People with pernicious anemia often develop neurologic symptoms. A lack of B12 can initially produce tingling sensations in the hands and feet. This can progress to serious loss of neurologic function.
Although anemia can strike anyone at any age, it is more common in women and in older people. Iron loss from menstruation and vitamin deficiencies that develop during pregnancy and breastfeeding are the main reasons why younger women are five times more likely than younger men to develop anemia. However, aging increases anemia risk for everyone. One out of every 100 people over the age of 60 has been diagnosed with pernicious anemia. Gastrointestinal bleeding is a major contributor to anemia in older age groups.

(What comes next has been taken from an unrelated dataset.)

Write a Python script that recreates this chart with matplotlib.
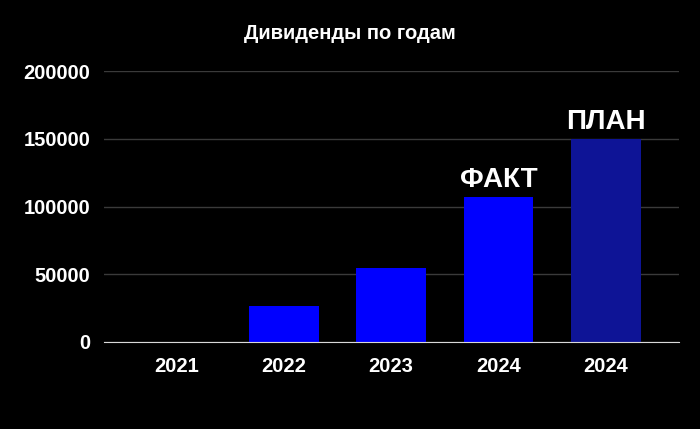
import numpy as np
import matplotlib
matplotlib.use("Agg")
import matplotlib.pyplot as plt

# данные
years = ["2021", "2022", "2023", "2024", "2024"]
dividends = [0, 26200, 54500, 107000, 150000]
bar_colors = ["#0000ff", "#0000ff", "#0000ff", "#0000ff", "#0e1496"]
notes = {3: "ФАКТ", 4: "ПЛАН"}

plt.rcParams["font.family"] = ["Liberation Sans", "DejaVu Sans"]
plt.rcParams["font.weight"] = "bold"

fig = plt.figure(figsize=(7, 4.29), dpi=100, facecolor="black")
ax = fig.add_axes([0.149, 0.203, 0.821, 0.631], facecolor="black")

x = np.arange(len(years))
bars = ax.bar(x, dividends, width=0.65, color=bar_colors, zorder=3)

# подписи ФАКТ / ПЛАН
for i, txt in notes.items():
    ax.annotate(txt, (x[i], dividends[i]), xytext=(0, 3), textcoords="offset points",
                ha="center", va="bottom", color="white", fontsize=20,
                fontweight="bold")

ax.set_ylim(0, 200000)
ax.set_xlim(-0.67, 4.68)
ax.set_yticks([0, 50000, 100000, 150000, 200000])
ax.set_xticks(x)
ax.set_xticklabels(years)

ax.grid(axis="y", color="#3a3a3a", linewidth=1, zorder=0)
for s in ["top", "right", "left"]:
    ax.spines[s].set_visible(False)
ax.spines["bottom"].set_color("#d9d9d9")
ax.spines["bottom"].set_zorder(4)
ax.tick_params(length=0, colors="white", labelsize=14.5, pad=10)
ax.tick_params(axis="x", pad=11)

fig.text(0.5, 0.922, "Дивиденды по годам", ha="center", va="center",
         color="white", fontsize=14.5, fontweight="bold")

fig.savefig("out.png", dpi=100, facecolor="black")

Alcoholics, serious athletes, and people with chronic illnesses are at increased risk for anemia. Alcoholics often eat poorly, and the resulting malnutrition leads to anemia. Alcohol also hinders the absorption of nutrients important for preventing anemia. Additionally, internal bleeding, which is more likely in alcoholics, increases risk as well.
Intense physical training, such as that required for a marathon, sometimes results in gastrointestinal bleeding and damage to red blood cells, resulting in a condition called “sports anemia.”
Anyone who has a chronic illness that produces inflammation or bleeding is at increased risk for anemia.The kidneys are involved in producing a protein that helps in red cell production. People with chronic kidney disease often have anemia because their kidneys do not make enough of this protein.